During the German occupation of Poland, Irena Gut, a young Polish Catholic, was forced to work as head housekeeper for a high ranking German SS officer. Over a two-year period of service, Irena would risk her own life in order to protect the lives of twelve Jews whom she secretly took under her care. In 1982 Irena Gut Opdyke was named by the Israeli Holocaust Commission a Righteous Among the Nations. The Vatican has given her a special commendation, and her story is part of a permanent exhibit at the United States Holocaust Memorial Museum in Washington, D.C.

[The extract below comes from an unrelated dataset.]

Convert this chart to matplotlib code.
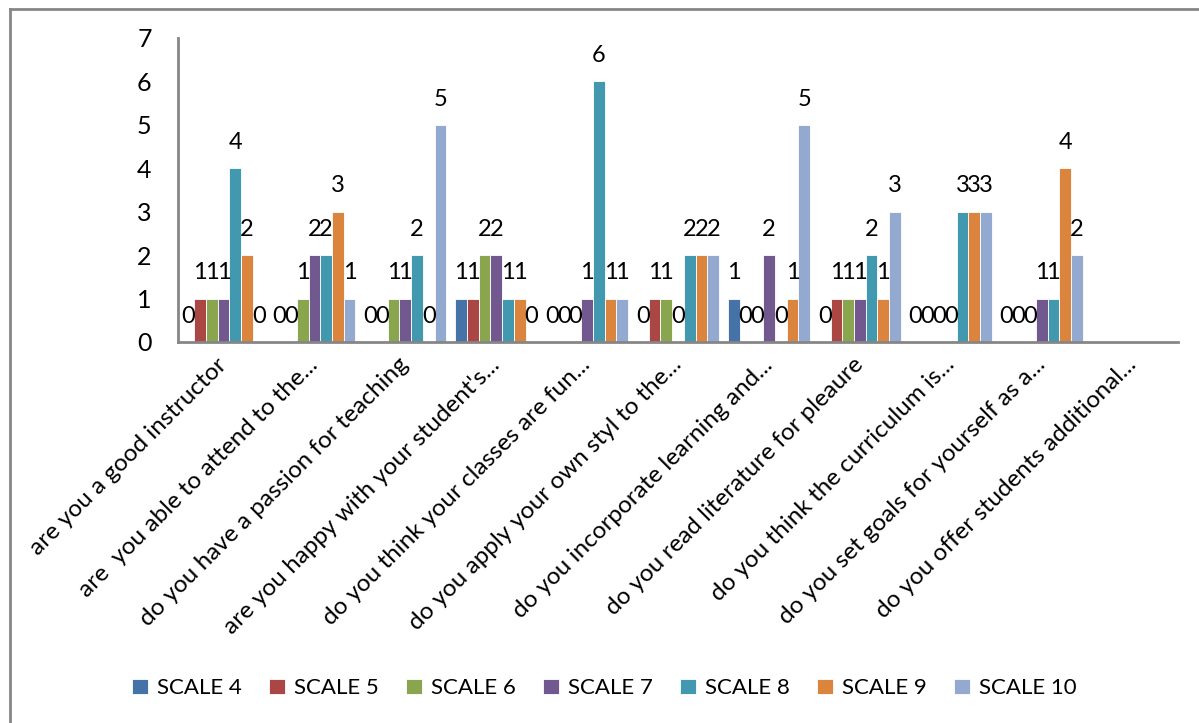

Between Fire and Sleep: Essays on Modern Polish Poetry
by Jaroslaw Anders
Yale University Press, April 2009


In this insightful book, Jaroslaw Anders looks at how the major works of 20th-century Polish literatureconstantly transformed historical experience into the metaphysical, philosophical, or religious exploration of human existence. Between Fire and Sleep offers a fresh understanding of modern Polish culture.

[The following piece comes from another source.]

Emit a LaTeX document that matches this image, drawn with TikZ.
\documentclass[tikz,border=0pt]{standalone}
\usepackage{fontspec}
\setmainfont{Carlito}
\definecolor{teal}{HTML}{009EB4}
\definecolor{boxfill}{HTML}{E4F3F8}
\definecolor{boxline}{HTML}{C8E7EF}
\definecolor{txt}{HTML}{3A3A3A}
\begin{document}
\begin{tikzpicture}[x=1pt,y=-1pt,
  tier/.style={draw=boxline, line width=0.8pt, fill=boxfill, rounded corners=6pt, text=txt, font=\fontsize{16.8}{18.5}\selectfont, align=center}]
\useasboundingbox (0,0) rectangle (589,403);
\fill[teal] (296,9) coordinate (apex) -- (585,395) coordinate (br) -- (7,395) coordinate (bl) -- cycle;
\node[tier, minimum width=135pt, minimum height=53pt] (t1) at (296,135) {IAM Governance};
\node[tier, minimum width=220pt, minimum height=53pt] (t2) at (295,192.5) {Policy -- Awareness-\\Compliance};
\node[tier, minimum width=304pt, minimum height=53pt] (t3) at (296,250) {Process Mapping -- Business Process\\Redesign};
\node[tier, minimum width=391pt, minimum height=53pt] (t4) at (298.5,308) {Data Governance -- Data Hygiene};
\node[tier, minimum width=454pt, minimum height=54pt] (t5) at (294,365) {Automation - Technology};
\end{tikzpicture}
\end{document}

Adam Mickiewicz: The Life of a Romantic
by Roman Koropeckyj
Cornell University Press, November 2008

Adam Mickiewicz (1798-1855), Poland's national poet, was one of the extraordinary personalities of the age. Roman Koropeckyj draws a portrait of the Polish poet as a quintessential European Romantic. This richly illustrated biography-the first scholarly biography of the poet to be published in English since 1911-draws extensively on diaries, memoirs, correspondence, and the poet's literary texts to make sense of a life as sublime as it was tragic.



Re-Reading Grotowski
A special issue of TDR: The Drama Review
guest-edited by Kris Salata and Lisa Wolford Wylam
MIT Press Journals, May 2008

(Publication was made possible in part by a grant from the Polish Cultural Institute in New York)

This important issue of TDR: The Drama Review includes previously unpublished material by Jerzy Grotowski, plus articles on theatre companies and artists who preceded and have followed in the footsteps of the great Polish theatre artist.


The Law of the Looking Glass: Cinema in Poland, 1896–1939
by Sheila Skaff
Ohio University Press, August 2008


In this, the first comprehensive history of Poland´s film industry before World War II, author Skaff describes how the major issues facing the region before World War I, from the relatively slow pace of modernization to the desire for national sovereignty, shaped local practices in film production, exhibition, and criticism.


The Mighty Angel
by Jerzy Pilch
translated by Bill Johnston
Open Letter Books, April 2009


Pilch masterfully plays with the tradition of the drunkard novel, demonstrating just how close the alcoholic´s self-fashioning is to the writer´s self-narration. In this way, Pilch´s novel constitutes an act of belief in literature… The book´s wonderful, delirious and baroque style imparts the experience of dependence, exclusion, and loneliness, as well as the overcoming of loneliness through love. – Maria Janion, head of the jury for the 2001 NIKE Literary Award

They Carry a Promise: Selected Poems
by Janusz Szuber
translated by Ewa Hryniewicz-Yarbrough
Knopf, May 2009


Szuber's work is poised between the rigors of making poetry and life itself in all its messy glory, between the devastations of history and the quiet act of observing our place in it all.

Szuber's poetry speaks to the hard part of the soul. – Zbigniew Herbert

Been and Gone
by Julian Kornhauser
translated by Piotr Florczyk
Marick Press, April 2009

Like his associates Baranczak, Krynicki, and Zagajewski, Julian Kornhauser is a major figure of the New Wave generation of Polish poets. This remarkable selection from his recent work brings this important Polish writer into English for the first time.

And Still More:


Fado
by Andrzej Stasiuk
translated by Bill Johnston
Dalkey Archive Press, forthcoming October 2009

Primeval and Other Times
by Olga Tokarczuk
translated by Antonia Lloyd-Jones
Twisted Spoon Press, forthcoming November 2009

New Translation!
Pornografia
by Witold Gombrowicz
translated by Danuta Borchardt
Grove / Atlantic, forthcoming November 2009

The New Century: Poems
by Ewa Lipska
translated by Robin Davidson and Ewa Elzbieta Nowakowska
Northwestern University Press, forthcoming November 2009

Hollywood's War with Poland, 1939-1945
by M.B.B. Biskupski
Lexington: University Press of Kentucky, forthcoming December 2009

2 comments:

Daiva Markelis said...

Hmmm. I believe that two of the writers are really Lithuanian, or half-Lithuanian. At least that's what they told me in Lithuanian Saturday school. Maybe I;ll just have to read the two books to find out! Thanks for sharing the list.

Leonard Kress said...

John,

Thanks for posting this. Didn't know there was a new Mickiewicz bio, as well as the poetry study Anders. Good stuff and it's not even Christmas.